#### WHAT IS REQUIRED
Write the listing below out again exactly, dropping the images.

● ● ● ● ●

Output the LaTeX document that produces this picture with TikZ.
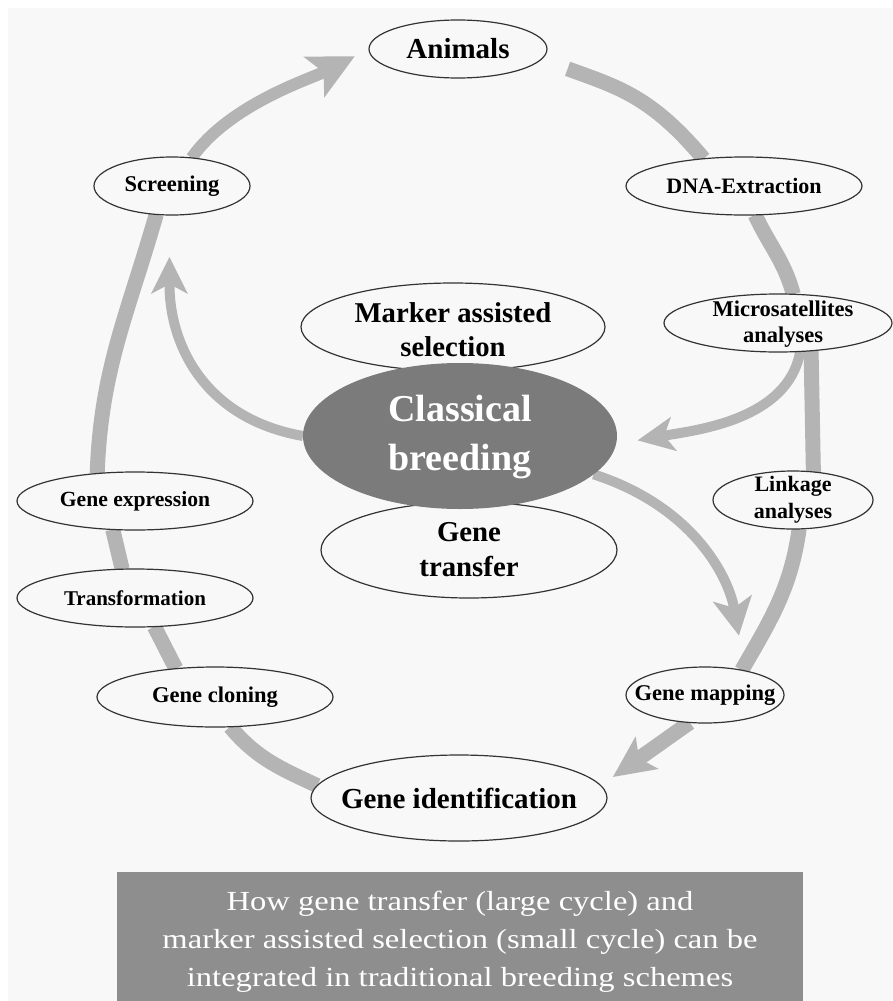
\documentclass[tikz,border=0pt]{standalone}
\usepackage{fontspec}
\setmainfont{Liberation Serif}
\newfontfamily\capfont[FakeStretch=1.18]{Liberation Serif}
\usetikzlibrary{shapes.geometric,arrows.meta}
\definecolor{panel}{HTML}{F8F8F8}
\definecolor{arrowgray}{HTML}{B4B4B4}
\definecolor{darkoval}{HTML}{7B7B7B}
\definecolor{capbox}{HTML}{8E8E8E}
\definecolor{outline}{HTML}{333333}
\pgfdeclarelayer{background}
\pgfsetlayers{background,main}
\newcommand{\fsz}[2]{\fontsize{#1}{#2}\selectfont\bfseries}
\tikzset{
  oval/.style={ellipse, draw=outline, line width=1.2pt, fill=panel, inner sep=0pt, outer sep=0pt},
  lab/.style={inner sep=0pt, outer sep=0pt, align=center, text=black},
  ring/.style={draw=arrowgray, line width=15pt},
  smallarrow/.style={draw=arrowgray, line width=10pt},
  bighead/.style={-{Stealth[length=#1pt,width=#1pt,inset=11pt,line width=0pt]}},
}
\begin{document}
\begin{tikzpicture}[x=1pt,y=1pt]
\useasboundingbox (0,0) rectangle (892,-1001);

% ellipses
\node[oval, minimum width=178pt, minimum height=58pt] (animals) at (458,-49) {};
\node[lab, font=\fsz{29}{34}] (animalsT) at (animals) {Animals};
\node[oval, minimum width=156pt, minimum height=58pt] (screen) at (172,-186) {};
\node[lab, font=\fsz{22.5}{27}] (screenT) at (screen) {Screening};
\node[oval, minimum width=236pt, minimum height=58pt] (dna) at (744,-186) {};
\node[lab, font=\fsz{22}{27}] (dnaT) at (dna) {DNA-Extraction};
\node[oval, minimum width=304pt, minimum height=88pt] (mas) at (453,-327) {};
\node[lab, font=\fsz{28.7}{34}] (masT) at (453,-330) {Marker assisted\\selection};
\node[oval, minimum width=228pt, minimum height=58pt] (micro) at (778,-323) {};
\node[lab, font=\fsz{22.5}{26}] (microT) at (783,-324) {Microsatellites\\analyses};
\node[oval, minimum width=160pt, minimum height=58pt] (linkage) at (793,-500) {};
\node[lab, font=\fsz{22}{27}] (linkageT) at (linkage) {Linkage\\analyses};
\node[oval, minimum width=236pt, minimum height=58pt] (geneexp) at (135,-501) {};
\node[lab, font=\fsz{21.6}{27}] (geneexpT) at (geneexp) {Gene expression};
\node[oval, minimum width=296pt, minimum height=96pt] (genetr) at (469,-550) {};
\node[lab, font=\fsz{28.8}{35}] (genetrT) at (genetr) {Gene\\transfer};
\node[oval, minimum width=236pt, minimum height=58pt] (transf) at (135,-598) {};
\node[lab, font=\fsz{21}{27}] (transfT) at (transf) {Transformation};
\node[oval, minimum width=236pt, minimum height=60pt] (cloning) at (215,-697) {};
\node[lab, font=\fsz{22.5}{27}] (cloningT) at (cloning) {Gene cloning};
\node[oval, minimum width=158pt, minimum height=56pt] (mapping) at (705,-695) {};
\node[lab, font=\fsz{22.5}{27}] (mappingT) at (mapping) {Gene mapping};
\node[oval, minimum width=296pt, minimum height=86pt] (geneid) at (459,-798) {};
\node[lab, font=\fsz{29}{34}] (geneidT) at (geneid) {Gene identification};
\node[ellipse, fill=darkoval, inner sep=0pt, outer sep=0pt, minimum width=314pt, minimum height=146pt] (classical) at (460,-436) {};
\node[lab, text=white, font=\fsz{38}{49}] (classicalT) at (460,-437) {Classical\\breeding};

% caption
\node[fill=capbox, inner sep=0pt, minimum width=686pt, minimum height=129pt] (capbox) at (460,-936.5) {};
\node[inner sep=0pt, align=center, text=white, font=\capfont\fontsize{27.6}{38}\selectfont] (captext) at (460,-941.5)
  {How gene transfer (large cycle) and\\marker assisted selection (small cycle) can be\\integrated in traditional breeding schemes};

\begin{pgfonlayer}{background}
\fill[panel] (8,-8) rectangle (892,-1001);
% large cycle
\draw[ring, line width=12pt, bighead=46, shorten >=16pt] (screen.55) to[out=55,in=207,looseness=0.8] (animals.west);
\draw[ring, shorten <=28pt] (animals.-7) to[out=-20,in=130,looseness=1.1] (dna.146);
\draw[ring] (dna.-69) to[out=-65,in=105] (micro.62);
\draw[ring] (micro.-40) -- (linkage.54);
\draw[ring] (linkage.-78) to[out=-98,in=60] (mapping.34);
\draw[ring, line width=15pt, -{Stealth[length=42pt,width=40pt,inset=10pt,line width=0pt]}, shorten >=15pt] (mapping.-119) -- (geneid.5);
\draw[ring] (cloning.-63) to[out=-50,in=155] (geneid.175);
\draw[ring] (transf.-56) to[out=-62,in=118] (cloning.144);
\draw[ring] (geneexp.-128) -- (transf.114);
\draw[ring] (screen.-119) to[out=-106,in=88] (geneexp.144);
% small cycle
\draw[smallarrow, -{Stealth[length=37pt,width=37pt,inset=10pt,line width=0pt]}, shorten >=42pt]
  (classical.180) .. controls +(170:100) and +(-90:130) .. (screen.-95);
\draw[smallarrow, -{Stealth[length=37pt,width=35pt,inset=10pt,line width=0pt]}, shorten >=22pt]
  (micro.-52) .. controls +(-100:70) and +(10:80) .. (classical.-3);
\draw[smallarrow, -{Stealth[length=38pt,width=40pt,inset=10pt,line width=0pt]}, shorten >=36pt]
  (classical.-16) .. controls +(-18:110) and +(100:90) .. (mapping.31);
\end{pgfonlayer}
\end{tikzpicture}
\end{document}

● ● ● ● ●

#### ANSWER TO THE TASK
Output the LaTeX document that produces this picture with TikZ.
\documentclass[tikz,border=0pt]{standalone}
\usepackage{fontspec}
\setmainfont{Liberation Serif}
\newfontfamily\capfont[FakeStretch=1.18]{Liberation Serif}
\usetikzlibrary{shapes.geometric,arrows.meta}
\definecolor{panel}{HTML}{F8F8F8}
\definecolor{arrowgray}{HTML}{B4B4B4}
\definecolor{darkoval}{HTML}{7B7B7B}
\definecolor{capbox}{HTML}{8E8E8E}
\definecolor{outline}{HTML}{333333}
\pgfdeclarelayer{background}
\pgfsetlayers{background,main}
\newcommand{\fsz}[2]{\fontsize{#1}{#2}\selectfont\bfseries}
\tikzset{
  oval/.style={ellipse, draw=outline, line width=1.2pt, fill=panel, inner sep=0pt, outer sep=0pt},
  lab/.style={inner sep=0pt, outer sep=0pt, align=center, text=black},
  ring/.style={draw=arrowgray, line width=15pt},
  smallarrow/.style={draw=arrowgray, line width=10pt},
  bighead/.style={-{Stealth[length=#1pt,width=#1pt,inset=11pt,line width=0pt]}},
}
\begin{document}
\begin{tikzpicture}[x=1pt,y=1pt]
\useasboundingbox (0,0) rectangle (892,-1001);

% ellipses
\node[oval, minimum width=178pt, minimum height=58pt] (animals) at (458,-49) {};
\node[lab, font=\fsz{29}{34}] (animalsT) at (animals) {Animals};
\node[oval, minimum width=156pt, minimum height=58pt] (screen) at (172,-186) {};
\node[lab, font=\fsz{22.5}{27}] (screenT) at (screen) {Screening};
\node[oval, minimum width=236pt, minimum height=58pt] (dna) at (744,-186) {};
\node[lab, font=\fsz{22}{27}] (dnaT) at (dna) {DNA-Extraction};
\node[oval, minimum width=304pt, minimum height=88pt] (mas) at (453,-327) {};
\node[lab, font=\fsz{28.7}{34}] (masT) at (453,-330) {Marker assisted\\selection};
\node[oval, minimum width=228pt, minimum height=58pt] (micro) at (778,-323) {};
\node[lab, font=\fsz{22.5}{26}] (microT) at (783,-324) {Microsatellites\\analyses};
\node[oval, minimum width=160pt, minimum height=58pt] (linkage) at (793,-500) {};
\node[lab, font=\fsz{22}{27}] (linkageT) at (linkage) {Linkage\\analyses};
\node[oval, minimum width=236pt, minimum height=58pt] (geneexp) at (135,-501) {};
\node[lab, font=\fsz{21.6}{27}] (geneexpT) at (geneexp) {Gene expression};
\node[oval, minimum width=296pt, minimum height=96pt] (genetr) at (469,-550) {};
\node[lab, font=\fsz{28.8}{35}] (genetrT) at (genetr) {Gene\\transfer};
\node[oval, minimum width=236pt, minimum height=58pt] (transf) at (135,-598) {};
\node[lab, font=\fsz{21}{27}] (transfT) at (transf) {Transformation};
\node[oval, minimum width=236pt, minimum height=60pt] (cloning) at (215,-697) {};
\node[lab, font=\fsz{22.5}{27}] (cloningT) at (cloning) {Gene cloning};
\node[oval, minimum width=158pt, minimum height=56pt] (mapping) at (705,-695) {};
\node[lab, font=\fsz{22.5}{27}] (mappingT) at (mapping) {Gene mapping};
\node[oval, minimum width=296pt, minimum height=86pt] (geneid) at (459,-798) {};
\node[lab, font=\fsz{29}{34}] (geneidT) at (geneid) {Gene identification};
\node[ellipse, fill=darkoval, inner sep=0pt, outer sep=0pt, minimum width=314pt, minimum height=146pt] (classical) at (460,-436) {};
\node[lab, text=white, font=\fsz{38}{49}] (classicalT) at (460,-437) {Classical\\breeding};

% caption
\node[fill=capbox, inner sep=0pt, minimum width=686pt, minimum height=129pt] (capbox) at (460,-936.5) {};
\node[inner sep=0pt, align=center, text=white, font=\capfont\fontsize{27.6}{38}\selectfont] (captext) at (460,-941.5)
  {How gene transfer (large cycle) and\\marker assisted selection (small cycle) can be\\integrated in traditional breeding schemes};

\begin{pgfonlayer}{background}
\fill[panel] (8,-8) rectangle (892,-1001);
% large cycle
\draw[ring, line width=12pt, bighead=46, shorten >=16pt] (screen.55) to[out=55,in=207,looseness=0.8] (animals.west);
\draw[ring, shorten <=28pt] (animals.-7) to[out=-20,in=130,looseness=1.1] (dna.146);
\draw[ring] (dna.-69) to[out=-65,in=105] (micro.62);
\draw[ring] (micro.-40) -- (linkage.54);
\draw[ring] (linkage.-78) to[out=-98,in=60] (mapping.34);
\draw[ring, line width=15pt, -{Stealth[length=42pt,width=40pt,inset=10pt,line width=0pt]}, shorten >=15pt] (mapping.-119) -- (geneid.5);
\draw[ring] (cloning.-63) to[out=-50,in=155] (geneid.175);
\draw[ring] (transf.-56) to[out=-62,in=118] (cloning.144);
\draw[ring] (geneexp.-128) -- (transf.114);
\draw[ring] (screen.-119) to[out=-106,in=88] (geneexp.144);
% small cycle
\draw[smallarrow, -{Stealth[length=37pt,width=37pt,inset=10pt,line width=0pt]}, shorten >=42pt]
  (classical.180) .. controls +(170:100) and +(-90:130) .. (screen.-95);
\draw[smallarrow, -{Stealth[length=37pt,width=35pt,inset=10pt,line width=0pt]}, shorten >=22pt]
  (micro.-52) .. controls +(-100:70) and +(10:80) .. (classical.-3);
\draw[smallarrow, -{Stealth[length=38pt,width=40pt,inset=10pt,line width=0pt]}, shorten >=36pt]
  (classical.-16) .. controls +(-18:110) and +(100:90) .. (mapping.31);
\end{pgfonlayer}
\end{tikzpicture}
\end{document}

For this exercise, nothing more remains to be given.